** DO THIS **
Show, in full, each line of the data that contains "chart".

##### GIVEN MATERIAL

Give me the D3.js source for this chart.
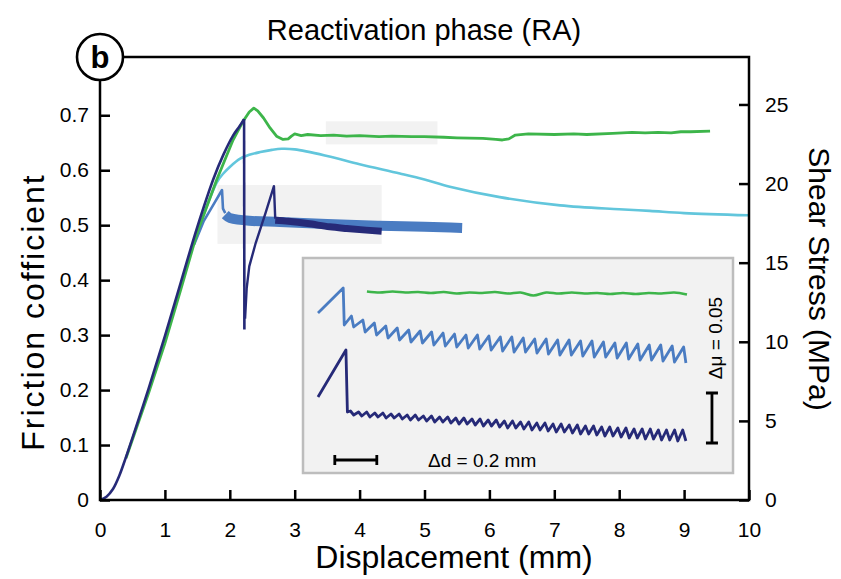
<!DOCTYPE html>
<html>
<head>
<meta charset="utf-8">
<script src="https://cdn.jsdelivr.net/npm/d3@7"></script>
<style>
  body { margin: 0; background: #fff; }
  svg { display: block; font-family: "Liberation Sans", Arial, Helvetica, sans-serif; }
</style>
</head>
<body>
<svg id="chart" width="841" height="579"></svg>
<script>
// main panel: [displacement mm, friction coefficient]
const navyLoad = [[0, 0], [0.1, 0.006], [0.2, 0.02], [0.3, 0.045], [0.4, 0.078], [0.5, 0.113], [0.75, 0.203],
  [1.0, 0.298], [1.25, 0.398], [1.5, 0.497], [1.75, 0.585], [1.9, 0.628], [2.05, 0.663], [2.15, 0.68],
  [2.22, 0.693]]
const navyDrop = [[2.22, 0.693], [2.225, 0.31]]
const navyReload = [[2.235, 0.33], [2.26, 0.385], [2.3, 0.425], [2.4, 0.468], [2.55, 0.522], [2.68, 0.571], [2.7, 0.512]]
const navyBand = [[2.7, 0.509], [2.9, 0.507], [3.2, 0.503], [3.54, 0.497], [3.8, 0.494], [4.1, 0.491], [4.34, 0.489]]

const greenSeries = [[0.4, 0.076], [0.75, 0.195], [1.0, 0.285], [1.25, 0.385], [1.5, 0.487], [1.8, 0.583],
  [1.87, 0.603], [2.05, 0.655], [2.2, 0.688], [2.3, 0.706], [2.37, 0.713], [2.43, 0.708], [2.52, 0.695],
  [2.62, 0.677], [2.72, 0.662], [2.82, 0.656], [2.9, 0.657], [2.95, 0.662], [3.0, 0.666], [3.1, 0.663],
  [3.2, 0.665], [3.4, 0.663], [3.6, 0.664], [3.8, 0.662], [4.0, 0.663], [4.3, 0.661], [4.5, 0.662],
  [4.8, 0.661], [5.0, 0.661], [5.3, 0.66], [5.5, 0.659], [5.9, 0.658], [6.1, 0.656], [6.2, 0.655],
  [6.3, 0.657], [6.4, 0.664], [6.6, 0.666], [7.0, 0.665], [7.3, 0.666], [7.5, 0.665], [7.9, 0.667],
  [8.2, 0.669], [8.4, 0.668], [8.6, 0.669], [8.8, 0.668], [8.95, 0.67], [9.1, 0.67], [9.4, 0.671]]

const cyanSeries = [[1.5, 0.487], [1.8, 0.578], [1.9, 0.594], [2.0, 0.606], [2.16, 0.621],
  [2.3, 0.628], [2.47, 0.633], [2.65, 0.637], [2.8, 0.639], [3.0, 0.638], [3.5, 0.626], [4.0, 0.611],
  [4.62, 0.594], [5.0, 0.583], [5.39, 0.57], [6.16, 0.551], [7.09, 0.536], [8.0, 0.529], [8.47, 0.526],
  [9.0, 0.522], [10.0, 0.518]]

const blueLoad = [[1.45, 0.465], [1.6, 0.508], [1.75, 0.538], [1.88, 0.564], [1.895, 0.53], [1.93, 0.522]]
const blueBand = [[1.93, 0.519], [2.0, 0.513], [2.3, 0.508], [2.77, 0.506], [3.5, 0.502],
  [4.31, 0.499], [5.0, 0.497], [5.58, 0.495]]

// grey windows marking the zoomed parts: [x0, x1, mu0, mu1]
const windows = [[1.81, 4.34, 0.466, 0.573], [3.48, 5.2, 0.647, 0.689]]

const xTicks = [0, 1, 2, 3, 4, 5, 6, 7, 8, 9, 10]
const muTicks = [0, 0.1, 0.2, 0.3, 0.4, 0.5, 0.6, 0.7]
const stressTicks = [0, 5, 10, 15, 20, 25]

// inset: [relative displacement mm, mu]
const blueInsetLoad = [[0, 0.56], [0.12, 0.585], [0.125, 0.548]]
const blueInsetTop = [0.557, 0.553, 0.55, 0.547, 0.545, 0.543, 0.542, 0.541, 0.54, 0.539, 0.538, 0.538,
  0.537, 0.536, 0.536, 0.535, 0.534, 0.534, 0.533, 0.533, 0.532, 0.532, 0.531, 0.53, 0.53, 0.529, 0.528,
  0.528, 0.527, 0.526]
const blueInsetBottom = [0.546, 0.541, 0.538, 0.535, 0.533, 0.531, 0.53, 0.528, 0.527, 0.526, 0.525, 0.524,
  0.523, 0.522, 0.521, 0.521, 0.52, 0.519, 0.518, 0.518, 0.517, 0.516, 0.516, 0.515, 0.514, 0.513, 0.513,
  0.512, 0.511, 0.51]

const navyInsetLoad = [[0, 0.476], [0.133, 0.523], [0.14, 0.461]]
const navyInsetTop = [0.462, 0.461, 0.461, 0.46, 0.46, 0.459, 0.459, 0.458, 0.458, 0.457, 0.457, 0.456,
  0.456, 0.455, 0.455, 0.454, 0.454, 0.453, 0.453, 0.452, 0.452, 0.451, 0.451, 0.45, 0.45, 0.449, 0.449,
  0.448, 0.448, 0.447, 0.447, 0.446, 0.446, 0.445, 0.445, 0.444, 0.444, 0.444, 0.443, 0.443, 0.443, 0.443]
const navyInsetBottom = [0.458, 0.457, 0.456, 0.456, 0.455, 0.455, 0.454, 0.453, 0.453, 0.452, 0.451, 0.451,
  0.45, 0.449, 0.449, 0.448, 0.447, 0.447, 0.446, 0.445, 0.445, 0.444, 0.443, 0.443, 0.442, 0.441, 0.441,
  0.44, 0.439, 0.439, 0.438, 0.437, 0.437, 0.436, 0.435, 0.435, 0.434, 0.434, 0.433, 0.433, 0.432, 0.432]

const greenInset = [0.5815, 0.5805, 0.5815, 0.5805, 0.581, 0.58, 0.581, 0.5795, 0.5805, 0.58, 0.581, 0.5795,
  0.5805, 0.5775, 0.5805, 0.5795, 0.5805, 0.5795, 0.58, 0.579, 0.58, 0.579, 0.58, 0.5795, 0.5805, 0.5785]

const COLORS = {
  navy: '#262a78',
  blue: '#4a7cc2',
  cyan: '#62c6dc',
  green: '#3db54a',
  window: '#f2f2f2'
}

const svg = d3.select('#chart')
const plot = { left: 100, right: 749, top: 57, bottom: 500 }

const x = d3.scaleLinear().domain([0, 10]).range([plot.left, plot.right])
const y = d3.scaleLinear().domain([0, 0.806]).range([plot.bottom, plot.top])
const yStress = d3.scaleLinear().domain([0, 28]).range([plot.bottom, plot.top])

const line = d3.line().x(d => x(d[0])).y(d => y(d[1]))

// grey windows
svg.append('g').selectAll('rect')
  .data(windows)
  .join('rect')
  .attr('x', d => x(d[0]))
  .attr('width', d => x(d[1]) - x(d[0]))
  .attr('y', d => y(d[3]))
  .attr('height', d => y(d[2]) - y(d[3]))
  .attr('fill', COLORS.window)

const plotLine = (data, color, width, curve) => svg.append('path')
  .attr('fill', 'none')
  .attr('stroke', color)
  .attr('stroke-width', width)
  .attr('stroke-linejoin', 'round')
  .attr('d', line.curve(curve || d3.curveLinear)(data))

plotLine(cyanSeries, COLORS.cyan, 2.6, d3.curveCatmullRom.alpha(0.5))
plotLine(blueLoad, COLORS.blue, 2.6)
plotLine(blueBand, COLORS.blue, 10, d3.curveMonotoneX)
plotLine(greenSeries, COLORS.green, 2.8)
plotLine(navyLoad, COLORS.navy, 2.6, d3.curveCatmullRom.alpha(0.5))
plotLine(navyDrop, COLORS.navy, 2.6)
plotLine(navyReload, COLORS.navy, 2.4)
plotLine(navyBand, COLORS.navy, 7, d3.curveMonotoneX)

// axes, ticks point inwards
const styleAxis = g => {
  g.select('.domain').remove()
  g.selectAll('.tick line').attr('stroke', '#000').attr('stroke-width', 2.5)
  g.selectAll('.tick text').attr('font-size', 21).attr('fill', '#000')
    .attr('font-family', '"Liberation Sans", Arial, sans-serif')
}

svg.append('g')
  .attr('transform', `translate(0,${plot.bottom})`)
  .call(d3.axisBottom(x).tickValues(xTicks).tickFormat(d3.format('d'))
    .tickSizeInner(-10).tickSizeOuter(0).tickPadding(22))
  .call(styleAxis)

svg.append('g')
  .attr('transform', `translate(${plot.left},0)`)
  .call(d3.axisLeft(y).tickValues(muTicks).tickFormat(d => d === 0 ? '0' : d3.format('.1f')(d))
    .tickSizeInner(-10).tickSizeOuter(0).tickPadding(11))
  .call(styleAxis)

svg.append('g')
  .attr('transform', `translate(${plot.right},0)`)
  .call(d3.axisRight(yStress).tickValues(stressTicks).tickFormat(d3.format('d'))
    .tickSizeInner(-10).tickSizeOuter(0).tickPadding(16))
  .call(styleAxis)

svg.append('rect')
  .attr('x', plot.left).attr('y', plot.top)
  .attr('width', plot.right - plot.left).attr('height', plot.bottom - plot.top)
  .attr('fill', 'none').attr('stroke', '#000').attr('stroke-width', 2.5)

// titles
svg.append('text')
  .attr('x', 424).attr('y', 40)
  .attr('text-anchor', 'middle').attr('font-size', 29)
  .text('Reactivation phase (RA)')

svg.append('text')
  .attr('x', 454).attr('y', 568)
  .attr('text-anchor', 'middle').attr('font-size', 32)
  .text('Displacement (mm)')

svg.append('text')
  .attr('transform', 'translate(44,312) rotate(-90)')
  .attr('text-anchor', 'middle').attr('font-size', 32).attr('letter-spacing', 2)
  .text('Friction cofficient')

svg.append('text')
  .attr('transform', 'translate(809,279) rotate(90)')
  .attr('text-anchor', 'middle').attr('font-size', 30)
  .text('Shear Stress (MPa)')

// inset
const inset = svg.append('g')
inset.append('rect')
  .attr('x', 303).attr('y', 258).attr('width', 430).attr('height', 215)
  .attr('fill', '#f2f2f2').attr('stroke', '#bdbdbd').attr('stroke-width', 2.5)

const ix = d3.scaleLinear().domain([0, 1]).range([318, 528])
const iy = d3.scaleLinear().domain([0.40, 0.615]).range([473, 258])
const iline = d3.line().x(d => ix(d[0])).y(d => iy(d[1]))

const sawtooth = (load, tops, bottoms, d0, d1, dropFrac) => {
  const pos = d3.scaleLinear().domain([0, tops.length - 1]).range([d0, d1])
  const step = (d1 - d0) / (tops.length - 1)
  const pts = load.slice()
  tops.forEach((t, i) => {
    pts.push([pos(i) - step * dropFrac, t])
    pts.push([pos(i), bottoms[i]])
  })
  return pts
}

inset.append('path')
  .attr('d', iline(sawtooth(blueInsetLoad, blueInsetTop, blueInsetBottom, 0.17, 1.752, 0.2)))
  .attr('fill', 'none').attr('stroke', COLORS.blue).attr('stroke-width', 2.8).attr('stroke-linejoin', 'round')

inset.append('path')
  .attr('d', iline(sawtooth(navyInsetLoad, navyInsetTop, navyInsetBottom, 0.17, 1.752, 0.4)))
  .attr('fill', 'none').attr('stroke', COLORS.navy).attr('stroke-width', 2.8).attr('stroke-linejoin', 'round')

const gpos = d3.scaleLinear().domain([0, greenInset.length - 1]).range([0.233, 1.757])
inset.append('path')
  .attr('d', iline.curve(d3.curveCatmullRom)(greenInset.map((v, i) => [gpos(i), v])))
  .attr('fill', 'none').attr('stroke', COLORS.green).attr('stroke-width', 2.6)

// scale bars
const barD = [0.08, 0.28], barDy = 0.413
const barMu = [0.43, 0.48], barMuX = 1.876
inset.append('path')
  .attr('d', `M${ix(barD[0])},${iy(barDy)}H${ix(barD[1])}M${ix(barD[0])},${iy(barDy) - 5}v10M${ix(barD[1])},${iy(barDy) - 5}v10`)
  .attr('stroke', '#000').attr('stroke-width', 2.8).attr('fill', 'none')
inset.append('path')
  .attr('d', `M${ix(barMuX)},${iy(barMu[0])}V${iy(barMu[1])}M${ix(barMuX) - 6},${iy(barMu[0])}h12M${ix(barMuX) - 6},${iy(barMu[1])}h12`)
  .attr('stroke', '#000').attr('stroke-width', 2.8).attr('fill', 'none')

inset.append('text')
  .attr('x', 428).attr('y', 467).attr('font-size', 19)
  .text('Δd = 0.2 mm')
inset.append('text')
  .attr('transform', 'translate(722,338) rotate(-90)')
  .attr('text-anchor', 'middle').attr('font-size', 19)
  .text('Δμ = 0.05')

// panel letter
svg.append('circle')
  .attr('cx', plot.left).attr('cy', plot.top).attr('r', 23)
  .attr('fill', '#fff').attr('stroke', '#000').attr('stroke-width', 2.6)
svg.append('text')
  .attr('x', plot.left).attr('y', plot.top + 11)
  .attr('text-anchor', 'middle').attr('font-size', 31).attr('font-weight', 'bold')
  .text('b')
</script>
</body>
</html>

##########

** WRITTEN ANSWER **
Give me the D3.js source for this chart.
<svg id="chart" width="841" height="579"></svg>
const svg = d3.select('#chart')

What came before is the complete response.